南北先生はひたすら少食→積徳→開運を説いた

こちらは水野南北の『修身録』の解説本。 

江戸時代の小食主義――水野南北『修身録』を読み解く

江戸時代の小食主義――水野南北『修身録』を読み解く

 

 

ひょんなことからこの本を知り、ザッと一読を終えた所。

なんだかね、物心がついてから今までの「食」を思い浮かべると、「だから自分は今うだつの上がらぬパートオバハンなのか」と思わざるを得ない。特に若い頃は何やかんやとよく食べてたもんなぁ・・・。

 

水野南北は江戸時代の観相家、今で言うと「人相占い師」。

10歳で盗みを覚えて以来、酒やケンカや博打に明け暮れて牢屋に入る。

牢屋から出てきて人相観に見てもらったところ、「死相が出てるよ!」と言われ、運勢を改善する為に高僧に出家を願い出る。「半年間麦と大豆だけの食事を続けられたら弟子にするよ」と言われ、素直に実行するあたりがスゴイ。

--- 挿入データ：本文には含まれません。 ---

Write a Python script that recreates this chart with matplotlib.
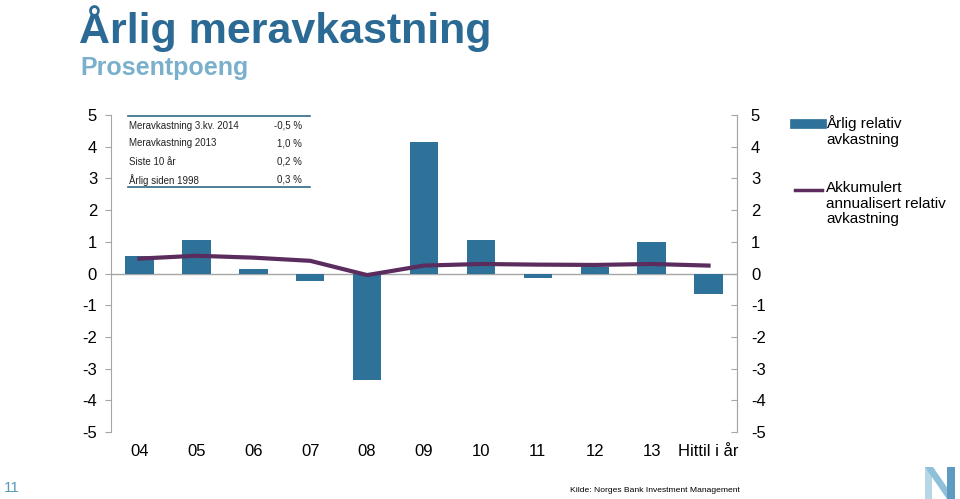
import numpy as np
import matplotlib.pyplot as plt
from matplotlib.patches import Polygon

plt.rcParams['font.family'] = ['Liberation Sans', 'DejaVu Sans']

# data
years = ["04", "05", "06", "07", "08", "09", "10", "11", "12", "13", "Hittil i år"]
annual = [0.54, 1.06, 0.14, -0.24, -3.37, 4.14, 1.06, -0.13, 0.21, 0.99, -0.66]
cumulative = [0.47, 0.56, 0.50, 0.40, -0.05, 0.25, 0.30, 0.28, 0.27, 0.30, 0.25]

table_labels = ["Meravkastning 3.kv. 2014", "Meravkastning 2013", "Siste 10 år", "Årlig siden 1998"]
table_values = ["-0,5 %", "1,0 %", "0,2 %", "0,3 %"]

bar_color = "#2e7299"
line_color = "#5b2c5e"
axis_gray = "#a6a6a6"
W, H = 960, 499

fig = plt.figure(figsize=(9.6, 4.99), dpi=100)
ax = fig.add_axes([111 / W, 1 - 432 / H, (737 - 111) / W, (432 - 115) / H])

x = np.arange(len(years))
ax.bar(x, annual, width=0.5, color=bar_color, zorder=2)
ax.plot(x, cumulative, color=line_color, lw=3, zorder=3)
ax.axhline(0, color=axis_gray, lw=1, zorder=1)

ax.set_xlim(-0.5, len(years) - 0.5)
ax.set_ylim(-5, 5)
ax.set_yticks(range(-5, 6))
ax.set_yticklabels([str(v) for v in range(-5, 6)], fontsize=12)
ax.tick_params(axis='y', direction='out', length=4, color=axis_gray, pad=6)
ax.set_xticks(x)
ax.set_xticklabels(years, fontsize=12)
ax.tick_params(axis='x', length=0, pad=9)

for s in ['top', 'bottom']:
    ax.spines[s].set_visible(False)
for s in ['left', 'right']:
    ax.spines[s].set_color(axis_gray)

ax2 = ax.twinx()
ax2.set_ylim(-5, 5)
ax2.set_yticks(range(-5, 6))
ax2.set_yticklabels([str(v) for v in range(-5, 6)], fontsize=12)
ax2.tick_params(axis='y', direction='in', length=4, color=axis_gray, pad=10)
for s in ['top', 'bottom', 'left']:
    ax2.spines[s].set_visible(False)
ax2.spines['right'].set_color(axis_gray)

# legend
def fx(px):
    return px / W

def fy(py):
    return 1 - py / H

fig.add_artist(plt.Line2D([fx(795), fx(822)], [fy(124), fy(124)], color=bar_color, lw=7))
fig.text(fx(826), fy(115), "Årlig relativ\navkastning", fontsize=11, va='top', ha='left',
         linespacing=1.15)
fig.add_artist(plt.Line2D([fx(795), fx(822)], [fy(190), fy(190)], color=line_color, lw=2.5))
fig.text(fx(826), fy(181), "Akkumulert\nannualisert relativ\navkastning", fontsize=11,
         va='top', ha='left', linespacing=1.15)

# title
fig.text(fx(79), fy(29), "Årlig meravkastning", fontsize=31, fontweight='bold',
         color="#2a6a94", va='center', ha='left')
fig.text(fx(80), fy(68), "Prosentpoeng", fontsize=18, fontweight='bold',
         color="#7ab0cc", va='center', ha='left')

# inset table
tcol = "#2f6a80"
fig.add_artist(plt.Line2D([fx(128), fx(310)], [fy(116), fy(116)], color=tcol, lw=1.2))
fig.add_artist(plt.Line2D([fx(128), fx(310)], [fy(187), fy(187)], color=tcol, lw=1.2))
row_y = [126, 143, 162, 180]
for lab, val, ry in zip(table_labels, table_values, row_y):
    fig.text(fx(129), fy(ry), lab, fontsize=7, va='center', ha='left', color="#222222")
    fig.text(fx(302), fy(ry), val, fontsize=7, va='center', ha='right', color="#222222")

# footer
fig.text(fx(4), fy(488), "11", fontsize=11, color="#5a9ab8", va='center', ha='left')
fig.text(fx(570), fy(491), "Kilde: Norges Bank Investment Management", fontsize=6.1,
         va='center', ha='left')

# logo
logo = [
    ([(925, 467), (932, 467), (932, 499), (925, 499)], "#b7d6e6"),
    ([(925, 467), (933, 467), (955, 499), (947, 499)], "#8fc0da"),
    ([(947, 467), (955, 467), (955, 499), (947, 499)], "#5d9cc0"),
]
for pts, c in logo:
    fig.add_artist(Polygon([(fx(a), fy(b)) for a, b in pts], closed=True,
                           transform=fig.transFigure, color=c, lw=0))

fig.savefig("out.png", dpi=100)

実際半年麦と大豆だけの食事を続けたら、死相は消えて運勢改善してしまったのだ!

この体験から観相に興味を持ち、髪結いの見習いや湯屋の三助業、火葬場などで働きながら観相の研究に明け暮れ、観相の大家となる。

享年は諸説あるようだけど70代後半のよう。

 

で。

南北先生は観相学の大家だから勿論「こういう顔だとこういう運勢」みたいなことをやっていたんだと思うんだけど、そこで終わらず自らの体験からひたすら「少食」推し。

 

少食でありかつ厳重な定まりある者は、たとえひどい運の持ち主であっても、それなりに福があって、また長寿を自分のものにする。暮らし、物事はおおよそ調い、老年にはよい思いもするだろう。弱々しい風貌に見えても病気はしない。

 

「修身録」第一巻十一 

 

では何故そうなるのか。

少食の者は、おのれの持分の食を日々天地に返し、預けているのと同じだ。だから天命にさしかかっても、その食にはまだ残りがある。食ある限りいのちあり。死には至らない。

その食が尽きるとき、いのちもまた亡びる。

 

「修身録」第一巻三十五 

 

で、個人的に「うっ」となったのが以下。

禄を定めたいと願う者は、まず食を定めるがよい。それを大きい禄にして定めたい と願うならば、食を少食にして定める事だ。

 

「修身録」第一巻三十八

※禄:(官吏や封建武士が受け取る)給料の事。 

 

こういった具合にひたすら少食を説いている。

「人相占い」の大家でありながら人相の吉凶判断など全く重要視していない。少食かつ粗食(自分の生活レベルで食べられる物よりも質素な食事という意味で)にしていれば、凶も吉に転じるし人相もおのずと良くなってくると言い続けている。とにかく3年は少食を続けてみよ、とも。南北は少食を広めるべく自らの食も厳しく律した。米飯は生涯食べず、麦を1日1合5勺。餅も米の形が残るなら食べない。お酒が大好きなのはご愛嬌だけどそれも1日1合を厳しく守ったという。

 

食べる事は人間の基本的な欲求だから、それを慎むと言うのは難しい事だと思う。ワタシは別に出世などは望んでいないけれど、サイフを覗いてため息つくような生活は早く抜け出したいし、心身ともに身軽になりたい。だから少食になりたいのだ。